Matthias Gründler (born 16 September 1965, in Stuttgart) is a German businessman. He served as the chief executive officer of Traton SE from June 2020 until October 2021. Previously he was the chief financial officer of the company since May 2018.

== Career ==
Gründler graduated from high school in Stuttgart-Fellbach in 1986. He then completed a three-year apprenticeship as an industrial clerk at Daimler Benz AG, where he joined the production and sales planning department in 1989. In 1993, he took on his first management position in supply chain management at DaimlerChrysler.

After holding various positions for Daimler in Africa and Asia, in 2008 he became Chief Financial Officer of Mitsubishi Fuso Trucks & Bus Corp. based in Japan, a subsidiary of the Daimler Group.

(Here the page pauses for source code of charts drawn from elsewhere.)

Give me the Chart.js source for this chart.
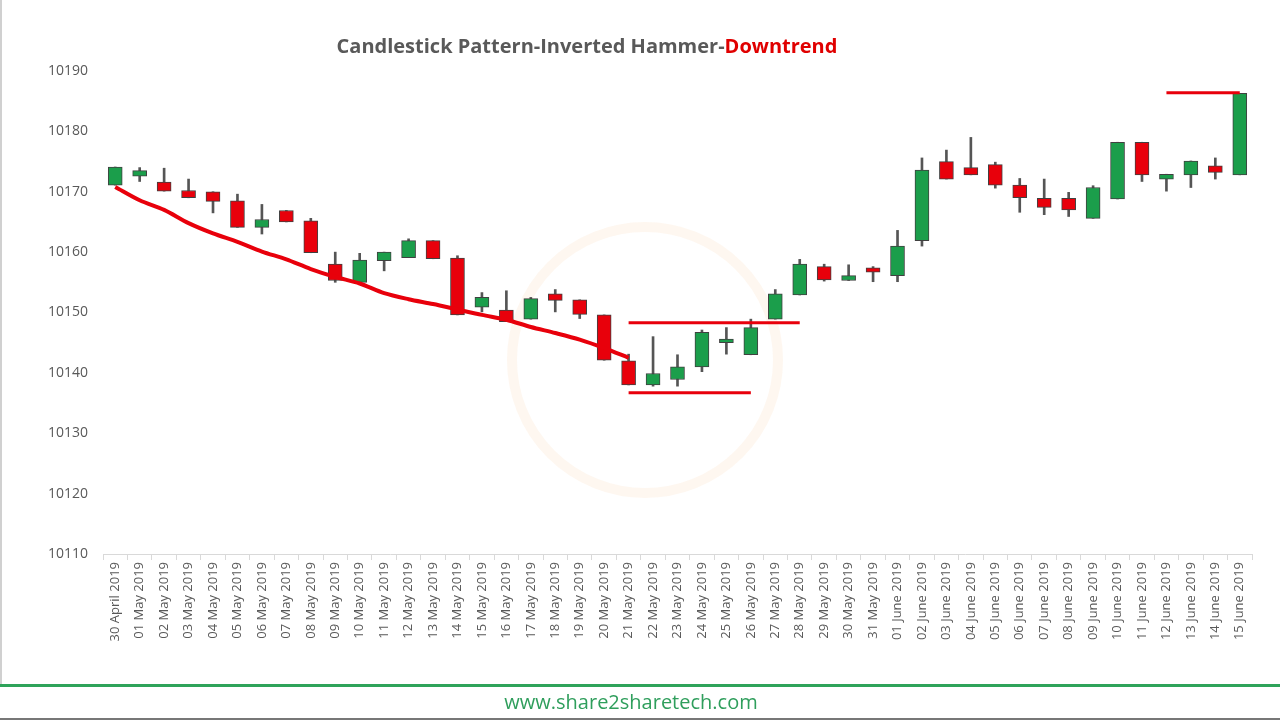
<!DOCTYPE html>
<html>
<head>
<meta charset="utf-8">
<script src="https://cdn.jsdelivr.net/npm/chart.js@4.4.1/dist/chart.umd.min.js"></script>
<style>
  html, body { margin: 0; padding: 0; background: #fff; }
  #wrap { width: 1280px; height: 720px; position: relative; }
</style>
</head>
<body>
<div id="wrap"><canvas id="myChart" width="1280" height="720"></canvas></div>
<script>
const labels = [
  "30 April 2019", "01 May 2019", "02 May 2019", "03 May 2019", "04 May 2019", "05 May 2019",
  "06 May 2019", "07 May 2019", "08 May 2019", "09 May 2019", "10 May 2019", "11 May 2019",
  "12 May 2019", "13 May 2019", "14 May 2019", "15 May 2019", "16 May 2019", "17 May 2019",
  "18 May 2019", "19 May 2019", "20 May 2019", "21 May 2019", "22 May 2019", "23 May 2019",
  "24 May 2019", "25 May 2019", "26 May 2019", "27 May 2019", "28 May 2019", "29 May 2019",
  "30 May 2019", "31 May 2019", "01 June 2019", "02 June 2019", "03 June 2019", "04 June 2019",
  "05 June 2019", "06 June 2019", "07 June 2019", "08 June 2019", "09 June 2019", "10 June 2019",
  "11 June 2019", "12 June 2019", "13 June 2019", "14 June 2019", "15 June 2019"
];

const open = [
  10171.1, 10172.6, 10171.6, 10170.2, 10170.0, 10168.5, 10164.1, 10166.9, 10165.2, 10158.0,
  10155.0, 10158.6, 10159.1, 10161.9, 10159.0, 10150.9, 10150.4, 10148.9, 10153.1, 10152.1,
  10149.6, 10142.0, 10138.0, 10138.9, 10141.0, 10145.0, 10143.0, 10148.9, 10152.9, 10157.6,
  10155.3, 10157.4, 10156.1, 10161.9, 10175.0, 10174.0, 10174.5, 10171.1, 10168.9, 10168.9,
  10165.6, 10168.8, 10178.2, 10172.1, 10172.8, 10174.3, 10172.8
];
const high = [
  10174.1, 10174.0, 10173.9, 10172.1, 10170.0, 10169.6, 10167.9, 10166.9, 10165.6, 10160.0,
  10159.8, 10160.0, 10162.2, 10161.9, 10159.4, 10153.3, 10153.6, 10152.5, 10153.8, 10152.1,
  10149.6, 10143.1, 10146.0, 10143.0, 10147.1, 10147.5, 10148.9, 10153.8, 10158.8, 10158.0,
  10157.9, 10157.6, 10163.6, 10175.6, 10176.9, 10179.0, 10174.9, 10172.2, 10172.1, 10169.9,
  10171.0, 10178.2, 10178.2, 10172.9, 10175.1, 10175.6, 10186.3
];
const low = [
  10171.1, 10171.7, 10170.1, 10169.0, 10166.5, 10164.1, 10163.0, 10165.0, 10159.9, 10155.0,
  10155.0, 10156.9, 10159.1, 10158.9, 10149.6, 10150.1, 10148.5, 10148.9, 10150.1, 10149.0,
  10142.1, 10138.0, 10137.8, 10137.8, 10140.2, 10143.1, 10143.0, 10148.9, 10152.9, 10155.2,
  10155.3, 10155.1, 10155.1, 10161.0, 10172.1, 10172.8, 10170.6, 10166.6, 10166.2, 10165.9,
  10165.6, 10168.8, 10171.7, 10170.1, 10170.7, 10172.1, 10172.8
];
const close = [
  10174.1, 10173.5, 10170.1, 10169.0, 10168.4, 10164.1, 10165.4, 10165.0, 10159.9, 10155.3,
  10158.7, 10160.0, 10161.9, 10158.9, 10149.6, 10152.5, 10148.5, 10152.3, 10152.0, 10149.7,
  10142.1, 10138.0, 10139.9, 10141.0, 10146.7, 10145.6, 10147.5, 10153.1, 10158.0, 10155.4,
  10156.1, 10156.7, 10161.0, 10173.6, 10172.1, 10172.8, 10171.1, 10169.0, 10167.4, 10167.0,
  10170.7, 10178.2, 10172.8, 10172.9, 10175.1, 10173.2, 10186.3
];

// hand drawn red marks on the picture
const trendLine = [
  10170.8, 10168.6, 10167.0, 10164.8, 10163.1, 10161.7, 10160.1, 10158.8, 10157.2, 10155.9,
  10154.8, 10153.2, 10152.2, 10151.4, 10150.5, 10149.6, 10148.8, 10147.6, 10146.6, 10145.5,
  10144.1, 10142.5
];
const resistanceLine = { from: 21, to: 28, value: 10148.3 };
const supportLine = { from: 21, to: 26, value: 10136.7 };
const topLine = { from: 43, to: 46, value: 10186.4 };

const yTicks = { min: 10110, max: 10190, step: 10 };

const GREEN = "#1b9e4b";
const RED = "#e8000b";

function flatLine(seg) {
  return labels.map((_, i) => (i >= seg.from && i <= seg.to ? seg.value : null));
}
const trendData = labels.map((_, i) => (i < trendLine.length ? trendLine[i] : null));

const rising = labels.map((_, i) => close[i] >= open[i]);

const titlePlugin = {
  id: "titleAndFooter",
  beforeDatasetsDraw(chart) {
    const ctx = chart.ctx;
    // faint watermark ring
    ctx.save();
    ctx.strokeStyle = "rgba(245, 200, 150, 0.14)";
    ctx.lineWidth = 10;
    ctx.beginPath();
    ctx.arc(645, 360, 133, 0, Math.PI * 2);
    ctx.stroke();
    ctx.restore();
  },
  afterDraw(chart) {
    const ctx = chart.ctx;
    ctx.save();
    ctx.font = 'bold 20px "Open Sans"';
    ctx.textBaseline = "middle";
    ctx.textAlign = "left";
    const a = "Candlestick Pattern-Inverted Hammer-";
    const b = "Downtrend";
    const w = ctx.measureText(a + b).width;
    const x0 = 587 - w / 2;
    ctx.fillStyle = "#595959";
    ctx.fillText(a, x0, 47);
    ctx.fillStyle = "#e00000";
    ctx.fillText(b, x0 + ctx.measureText(a).width, 47);

    // footer
    ctx.fillStyle = "#2ea35a";
    ctx.fillRect(0, 684, 1280, 3);
    ctx.font = '20px "Open Sans"';
    ctx.textAlign = "center";
    ctx.fillStyle = "#2f9e5c";
    ctx.fillText("www.share2sharetech.com", 631, 703);
    ctx.fillStyle = "#777";
    ctx.fillRect(0, 718, 1280, 2);
    ctx.fillStyle = "#d0d0d0";
    ctx.fillRect(0, 0, 2, 684);
    ctx.restore();
  }
};

const lineStyle = {
  type: "line",
  borderColor: RED,
  borderWidth: 4,
  pointRadius: 0,
  tension: 0.3,
  fill: false,
  order: 0
};

new Chart(document.getElementById("myChart"), {
  type: "bar",
  data: {
    labels: labels,
    datasets: [
      {
        label: "wick",
        data: labels.map((_, i) => [low[i], high[i]]),
        backgroundColor: "#555555",
        barThickness: 2,
        grouped: false,
        order: 2
      },
      {
        label: "body",
        data: labels.map((_, i) => [open[i], close[i]]),
        backgroundColor: rising.map((r) => (r ? GREEN : RED)),
        borderColor: "#404040",
        borderWidth: 1,
        borderSkipped: false,
        barThickness: 14,
        grouped: false,
        order: 1
      },
      Object.assign({ label: "trend", data: trendData }, lineStyle),
      Object.assign({ label: "resistance", data: flatLine(resistanceLine) }, lineStyle, { borderWidth: 3 }),
      Object.assign({ label: "support", data: flatLine(supportLine) }, lineStyle, { borderWidth: 3 }),
      Object.assign({ label: "top", data: flatLine(topLine) }, lineStyle, { borderWidth: 3 })
    ]
  },
  options: {
    responsive: false,
    animation: false,
    layout: { padding: { top: 71, right: 28, left: 0, bottom: 0 } },
    plugins: {
      legend: { display: false },
      tooltip: { enabled: false },
      title: { display: false }
    },
    scales: {
      x: {
        offset: true,
        border: { display: true, color: "#d9d9d9" },
        grid: {
          display: true,
          drawOnChartArea: false,
          offset: true,
          color: "#d9d9d9",
          tickLength: 6
        },
        ticks: {
          minRotation: 90,
          maxRotation: 90,
          autoSkip: false,
          color: "#595959",
          font: { family: "Open Sans", size: 13 },
          padding: 2
        },
        afterFit(s) { s.height = 720 - 554; }
      },
      y: {
        min: yTicks.min,
        max: yTicks.max,
        border: { display: false },
        grid: { display: false, drawTicks: false },
        ticks: {
          stepSize: yTicks.step,
          color: "#595959",
          font: { family: "Open Sans", size: 14 },
          padding: 15,
          callback: (v) => String(v)
        },
        afterFit(s) { s.width = 103; }
      }
    }
  },
  plugins: [titlePlugin]
});
</script>
</body>
</html>
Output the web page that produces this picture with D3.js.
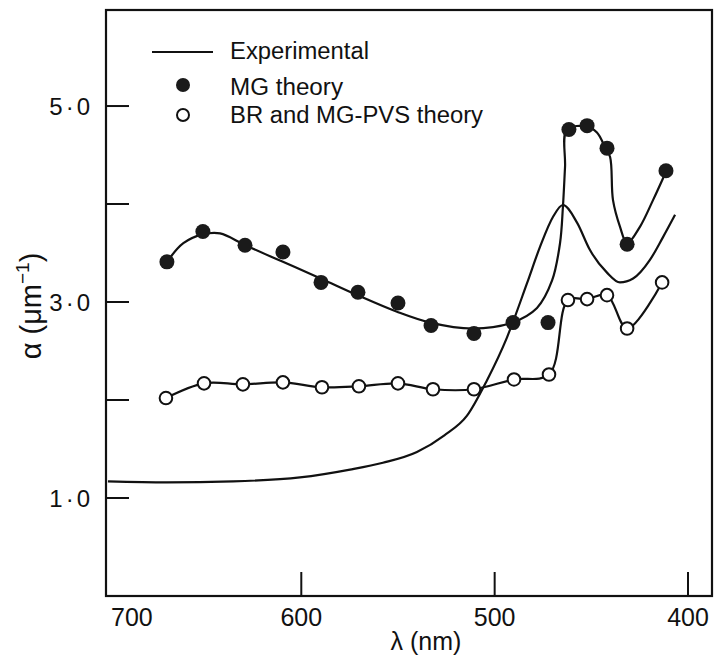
<!DOCTYPE html>
<html>
<head>
<meta charset="utf-8">
<script src="https://cdn.jsdelivr.net/npm/d3@7"></script>
<style>
  html, body { margin: 0; padding: 0; background: #fff; }
  svg { display: block; }
  text { font-family: "Liberation Sans", Arial, Helvetica, sans-serif; fill: #111; }
</style>
</head>
<body>
<svg id="chart" width="715" height="657"></svg>
<script>
// ---- Data ----
// Experimental absorption curve: wavelength (nm), alpha (um^-1)
const expWave  = [700, 669.5, 635.3, 600.7, 574.8, 557.8, 540.2, 526.0, 514.3, 504.0, 493.6, 483.3, 476.6, 469.8, 464.7, 457.4, 450.7, 441.9, 435.2, 428.4, 419.7, 413.0, 406.7];
const expAlpha = [1.17, 1.16, 1.17, 1.21, 1.29, 1.36, 1.47, 1.64, 1.84, 2.20, 2.64, 3.19, 3.56, 3.87, 3.99, 3.81, 3.53, 3.30, 3.20, 3.24, 3.43, 3.66, 3.89];

// MG theory points
const mgWave  = [669.5, 650.9, 629.1, 609.5, 589.8, 570.7, 550.0, 532.9, 510.7, 490.5, 472.4, 461.6, 452.2, 441.9, 431.5, 411.4];
const mgAlpha = [3.41, 3.72, 3.58, 3.51, 3.20, 3.10, 2.99, 2.76, 2.68, 2.79, 2.79, 4.76, 4.80, 4.57, 3.59, 4.34];

// Hand-drawn guide line through the MG theory points
const mgLineWave  = [669.5, 661.0, 651.0, 642.0, 629.0, 609.5, 590.0, 571.0, 550.5, 533.4, 511.2, 491.0, 478.1, 470.3, 466.2, 464.7, 463.6, 462.6, 452.2, 447.1, 442.9, 440.3, 438.8, 435.2, 431.5, 424.8, 418.1, 411.4];
const mgLineAlpha = [3.41, 3.60, 3.69, 3.70, 3.58, 3.41, 3.24, 3.07, 2.90, 2.79, 2.73, 2.79, 2.94, 3.22, 3.60, 3.97, 4.38, 4.76, 4.79, 4.73, 4.58, 4.48, 4.04, 3.77, 3.60, 3.77, 4.04, 4.33];

// BR and MG-PVS theory points
const brWave  = [670.0, 650.3, 630.2, 609.5, 589.3, 570.2, 550.0, 531.9, 510.7, 490.0, 471.9, 462.1, 452.2, 441.9, 431.5, 413.4];
const brAlpha = [2.02, 2.17, 2.16, 2.18, 2.13, 2.14, 2.17, 2.11, 2.11, 2.21, 2.26, 3.02, 3.03, 3.07, 2.73, 3.20];

// Axis ticks and labels
const xTicks = [700, 600, 500, 400];
const xTickLabels = ["700", "600", "500", "400"];
const yTicks = [1, 2, 3, 4, 5];
const yTickLabels = {1: "1·0", 3: "3·0", 5: "5·0"};

const legendLabels = ["Experimental", "MG theory", "BR and MG-PVS theory"];

// ---- Drawing ----
const svg = d3.select("#chart");
const x = d3.scaleLinear().domain([701, 387.6]).range([106, 712]);
const y = d3.scaleLinear().domain([0, 5.98]).range([596, 10]);

const ink = "#111";

// frame
svg.append("rect")
  .attr("x", x(701)).attr("y", y(5.98))
  .attr("width", x(387.6) - x(701)).attr("height", y(0) - y(5.98))
  .attr("fill", "none").attr("stroke", ink).attr("stroke-width", 2.2);

// y ticks (inward)
svg.append("g").selectAll("line").data(yTicks).join("line")
  .attr("x1", x(701)).attr("x2", x(701) + 23)
  .attr("y1", d => y(d)).attr("y2", d => y(d))
  .attr("stroke", ink).attr("stroke-width", 2);

svg.append("g").selectAll("text").data(yTicks.filter(d => yTickLabels[d])).join("text")
  .attr("x", 93).attr("y", d => y(d) + 9)
  .attr("text-anchor", "end")
  .attr("font-size", 24)
  .attr("letter-spacing", 3)
  .text(d => yTickLabels[d]);

// x ticks (inward, none at the corner)
svg.append("g").selectAll("line").data(xTicks.slice(1)).join("line")
  .attr("x1", d => x(d)).attr("x2", d => x(d))
  .attr("y1", y(0)).attr("y2", y(0) - 24)
  .attr("stroke", ink).attr("stroke-width", 2);

svg.append("g").selectAll("text").data(xTicks).join("text")
  .attr("x", (d, i) => i === 0 ? x(d) + 24 : x(d))
  .attr("y", 626)
  .attr("text-anchor", "middle")
  .attr("font-size", 25)
  .text((d, i) => xTickLabels[i]);

// axis titles
svg.append("text")
  .attr("x", 426).attr("y", 650)
  .attr("text-anchor", "middle")
  .attr("font-size", 25)
  .text("λ (nm)");

const yt = svg.append("text")
  .attr("transform", "translate(41,306) rotate(-90)")
  .attr("text-anchor", "middle")
  .attr("font-size", 29);
yt.append("tspan").text("α (μm");
yt.append("tspan").attr("dy", -12).attr("font-size", 19).text("−1");
yt.append("tspan").attr("dy", 12).text(")");

// lines
const expData = expWave.map((w, i) => [w, expAlpha[i]]);
const mgLineData = mgLineWave.map((w, i) => [w, mgLineAlpha[i]]);
const mgData = mgWave.map((w, i) => [w, mgAlpha[i]]);
const brData = brWave.map((w, i) => [w, brAlpha[i]]);

const line = d3.line().x(d => x(d[0])).y(d => y(d[1])).curve(d3.curveCatmullRom.alpha(0.5));
const smooth = d3.line().x(d => x(d[0])).y(d => y(d[1])).curve(d3.curveMonotoneX);

svg.append("path").datum(expData).attr("d", smooth)
  .attr("fill", "none").attr("stroke", ink).attr("stroke-width", 2.2);
svg.append("path").datum(mgLineData).attr("d", line)
  .attr("fill", "none").attr("stroke", ink).attr("stroke-width", 2.2);
svg.append("path").datum(brData).attr("d", line)
  .attr("fill", "none").attr("stroke", ink).attr("stroke-width", 2.2);

// markers
svg.append("g").selectAll("circle").data(mgData).join("circle")
  .attr("cx", d => x(d[0])).attr("cy", d => y(d[1])).attr("r", 7.5)
  .attr("fill", "#1a1a1a");
svg.append("g").selectAll("circle").data(brData).join("circle")
  .attr("cx", d => x(d[0])).attr("cy", d => y(d[1])).attr("r", 6.3)
  .attr("fill", "#fff").attr("stroke", ink).attr("stroke-width", 2);

// legend
const lg = svg.append("g");
lg.append("line").attr("x1", 152).attr("x2", 213).attr("y1", 52).attr("y2", 52)
  .attr("stroke", ink).attr("stroke-width", 2.2);
lg.append("circle").attr("cx", 183).attr("cy", 85).attr("r", 7).attr("fill", "#1a1a1a");
lg.append("circle").attr("cx", 183).attr("cy", 115).attr("r", 6).attr("fill", "#fff")
  .attr("stroke", ink).attr("stroke-width", 2);
const legY = [59, 95, 123];
const legW = [139, 113, 253];
lg.selectAll("text.leg").data(legendLabels).join("text")
  .attr("class", "leg")
  .attr("x", 230).attr("y", (d, i) => legY[i])
  .attr("font-size", 23)
  .attr("textLength", (d, i) => legW[i])
  .attr("lengthAdjust", "spacingAndGlyphs")
  .text(d => d);
</script>
</body>
</html>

From 2011 he was head of procurement and business development Powertrain at Daimler Trucks & Buses. In 2012 he took over the position of CFO.

In 2015 Gründler joined Volkswagen and became CFO of Volkswagen's Truck & Bus division (today Traton). He left the company "at his own request" in May 2018. On July 16, 2020, Gründler took over as CEO of Traton SE. Gründler left the company before the end of his contract on September 30, 2021, and was succeeded by Scania AB CEO, Christian Levin.